What did the south Chinese know about Taiwan and when did they know it?


From: Ptak, R. "From Quanzhou to the Sulu Zone and Beyond: Questions Related to the Early Fourteenth Century" Journal of Southeast Asian Studies 29, 2 (September 1998): 269-294, 1998 by National University of Singapore. Ptak is discussing Quanzhou's camphor trade in the early 14th century.
The next commodity, camphor, was produced in the Barus area of western Sumatra and on Borneo. The Far East also produced a substance known by this name but its chemical composition was different and it was never valued as highly as imported camphor. Song sources list foreign camphor as an import from Srivijaya and Champa. There are also references to imports from Butuan and occasional shipments by merchants from Persia, Chola and Cengtan (on the Arabian Peninsula?). It is obvious that Butuan and Champa received their camphor from Borneo while the other imports originally came from the Barus area. Wang Dayuan refers to camphor products in his chapters on Champa, Trengganu, Samudra, Xialaiwu, Danmaling (Ligor?), Brunei, Pulau Rondo (Longxianxu), Dudu'an, Srivijaya and Suluoge. Camphor, it is clear, continued to be available in the Yuan period along both the western and the eastern trunk routes.45
Ptak has written a whole book on the area's camphor trade before 1500, and obviously knows his stuff.

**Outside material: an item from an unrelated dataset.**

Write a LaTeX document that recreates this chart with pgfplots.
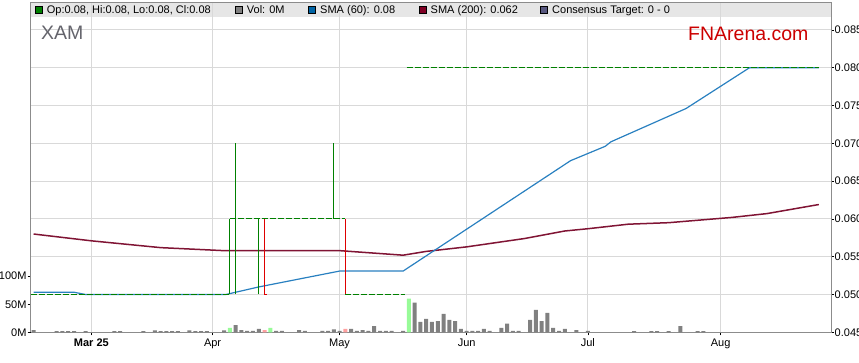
\documentclass[border=0pt]{standalone}
\usepackage{fontspec}
\setmainfont{Liberation Sans}
\usepackage{pgfplots}
\usepackage{pgfplotstable}
\pgfplotsset{compat=1.18}

\definecolor{gridc}{RGB}{217,217,217}
\definecolor{framec}{RGB}{140,140,140}
\definecolor{bandc}{RGB}{230,230,230}
\definecolor{upg}{RGB}{0,128,0}
\definecolor{dnr}{RGB}{222,0,0}
\definecolor{smab}{RGB}{41,128,192}
\definecolor{smam}{RGB}{128,20,52}
\definecolor{volg}{RGB}{128,128,128}
\definecolor{volup}{RGB}{152,251,152}
\definecolor{voldn}{RGB}{255,160,160}
\definecolor{xamc}{RGB}{100,100,108}
\definecolor{fnc}{RGB}{204,0,0}
\definecolor{legb}{RGB}{0,100,165}
\definecolor{legm}{RGB}{128,0,36}
\definecolor{legc}{RGB}{88,88,128}

\newcommand\sfont{\fontsize{11bp}{13bp}\selectfont}

% volume in millions, weekday index (0 = 3 Mar 2025)
\pgfplotstableread{
idx vol
-10 4
-6 2
-5 2
-4 2
-3 2
-1 2
4 2
5 2
9 2
11 3.5
12 2
13 2
14 2
15 2
17 3.5
18 2
19 2
20 2
23 3.5
25 13
26 4
27 2.5
28 2.5
29 6
32 2.5
33 2.5
36 4
37 2.5
40 2.5
41 2.5
42 5
43 2.5
45 6
46 2.5
47 4
48 2.5
49 11
50 2.5
51 2.5
52 2.5
54 2.5
56 53
57 18.5
58 24
59 18.5
60 20
61 33
62 22
63 20
64 6
65 2.5
66 2.5
67 2.5
68 6
69 2.5
71 7.7
72 15.5
73 2.5
74 2.5
76 22
77 40
78 20
79 34.5
80 7.7
81 2.5
82 6
84 4
86 2.5
94 2
97 2
98 2
100 2
102 11
105 2
106 2
}\volgray
\pgfplotstableread{
idx vol
24 7.7
31 7.7
55 60
}\volup
\pgfplotstableread{
idx vol
30 4
44 6
}\voldn
\pgfplotstableread{
idx sma
-10 0.0503
-3 0.0503
-1 0.0500
23.3 0.0500
29 0.0510
43 0.0531
54 0.0531
83 0.0677
89 0.0696
90 0.0702
103 0.0746
114 0.0800
126 0.0800
}\smasixty
\pgfplotstableread{
idx sma
-10 0.0580
0 0.0571
12 0.0562
23 0.0558
43 0.0558
54 0.0552
58 0.0557
65 0.0563
75 0.0574
82 0.0584
86 0.0587
93 0.0593
100 0.0595
111 0.0602
117 0.0607
126 0.0619
}\smatwohundred

\begin{document}
\begin{tikzpicture}
\path[use as bounding box] (0,0) rectangle (859bp,363bp);
\fill[bandc] (30.7bp,346.3bp) rectangle (831bp,360.3bp);

\begin{axis}[
  at={(30.7bp,30.7bp)}, anchor=south west, scale only axis,
  width=800.3bp, height=329.6bp,
  xmin=-10.5, xmax=128.11,
  ymin=0.045, ymax=0.088598,
  axis line style={framec, line width=0.8bp},
  xtick={0,21,43,65,86,109},
  xticklabels={\textbf{Mar 25},Apr,May,Jun,Jul,Aug},
  ytick={0.045,0.050,0.055,0.060,0.065,0.070,0.075,0.080,0.085},
  scaled y ticks=false,
  yticklabel pos=right,
  xtick pos=lower, ytick pos=right,
  /pgf/number format/fixed, /pgf/number format/fixed zerofill,
  /pgf/number format/precision=3, /pgf/number format/assume math mode=true,
  yticklabel style={font=\sfont, anchor=west, inner sep=0pt},
  xticklabel style={font=\sfont, anchor=north, inner sep=0pt},
  yticklabel shift=0.5bp, xticklabel shift=3bp,
  tick align=outside, major tick length=3bp,
  tick style={black, line width=0.6bp},
  grid=major, major grid style={gridc, line width=0.8bp},
]
% moving averages
\addplot[smam, line width=1.5bp] table[x=idx, y=sma] {\smatwohundred};
\addplot[smab, line width=1.2bp] table[x=idx, y=sma] {\smasixty};
% close-price segments
\addplot[upg, line width=1.1bp, dash pattern=on 6bp off 2bp] coordinates {(-10.5,0.05) (24,0.05)};
\addplot[upg, line width=1.1bp, dash pattern=on 6bp off 2bp] coordinates {(24,0.06) (44,0.06)};
\addplot[upg, line width=1.1bp, dash pattern=on 6bp off 2bp] coordinates {(44,0.05) (54.4,0.05)};
\addplot[upg, line width=1.1bp, dash pattern=on 6bp off 2bp] coordinates {(54.6,0.08) (126,0.08)};
% high-low bars
\addplot[upg, line width=1.1bp] coordinates {(24,0.05) (24,0.06)};
\addplot[upg, line width=1.1bp] coordinates {(25,0.05) (25,0.07)};
\addplot[upg, line width=1.1bp] coordinates {(29,0.05) (29,0.06)};
\addplot[dnr, line width=1.1bp] coordinates {(30,0.06) (30,0.05) (30.45,0.05)};
\addplot[upg, line width=1.1bp] coordinates {(42,0.06) (42,0.07)};
\addplot[dnr, line width=1.1bp] coordinates {(44,0.06) (44,0.05)};
\end{axis}

\begin{axis}[
  at={(30.7bp,30.7bp)}, anchor=south west, scale only axis,
  width=800.3bp, height=329.6bp,
  xmin=-10.5, xmax=128.11,
  ymin=0, ymax=587,
  axis x line=none, axis y line*=left,
  y axis line style={framec, line width=0.8bp},
  ytick={0,50,100}, yticklabels={0M,50M,100M},
  yticklabel style={font=\sfont, anchor=east, inner sep=0pt},
  yticklabel shift=1bp,
  tick align=outside, major tick length=3bp,
  tick style={black, line width=0.6bp},
]
\addplot[ybar, bar width=4bp, bar shift=0pt, fill=volg, draw=none] table[x=idx, y=vol] {\volgray};
\addplot[ybar, bar width=4bp, bar shift=0pt, fill=volup, draw=none] table[x=idx, y=vol] {\volup};
\addplot[ybar, bar width=4bp, bar shift=0pt, fill=voldn, draw=none] table[x=idx, y=vol] {\voldn};
\end{axis}

% legend band contents
\filldraw[fill=upg, draw=black, line width=0.5bp] (35.7bp,349.3bp) rectangle (42.7bp,356.3bp);
\node[anchor=base west, inner sep=0pt, font=\sfont] at (46.7bp,349bp) {Op:0.08, Hi:0.08, Lo:0.08, Cl:0.08};
\filldraw[fill=volg, draw=black, line width=0.5bp] (235.7bp,349.3bp) rectangle (242.7bp,356.3bp);
\node[anchor=base west, inner sep=0pt, font=\sfont] at (246.7bp,349bp) {Vol: 0M};
\filldraw[fill=legb, draw=black, line width=0.5bp] (308.3bp,349.3bp) rectangle (315.3bp,356.3bp);
\node[anchor=base west, inner sep=0pt, font=\sfont] at (320bp,349bp) {SMA (60): 0.08};
\filldraw[fill=legm, draw=black, line width=0.5bp] (419bp,349.3bp) rectangle (426bp,356.3bp);
\node[anchor=base west, inner sep=0pt, font=\sfont] at (430.5bp,349bp) {SMA (200): 0.062};
\filldraw[fill=legc, draw=black, line width=0.5bp] (540bp,349.3bp) rectangle (547bp,356.3bp);
\node[anchor=base west, inner sep=0pt, font=\sfont] at (552bp,349bp) {Consensus Target: 0 - 0};

% watermarks
\node[anchor=base west, inner sep=0pt, text=xamc, font=\fontsize{19.5bp}{22bp}\selectfont] at (41bp,323bp) {XAM};
\node[anchor=base west, inner sep=0pt, text=fnc, font=\fontsize{19.5bp}{22bp}\selectfont] at (688bp,322.5bp) {FNArena.com};
\end{tikzpicture}
\end{document}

Quanzhou is more or less right across the Strait from Taiwan. Taiwan was absolutely stuffed with camphor trees in those days and early Chinese settlers found it right away (here for overview). Production of camphor was actually illegal until 1725, when the government became the monopoly purchaser of private camphor production. Taiwan did not become part of the global camphor trade until after 1850.

So the people of Quanzhou had rich camphor source right next to them, but went to areas south of the Philippines to get camphor, so little did they know of Taiwan.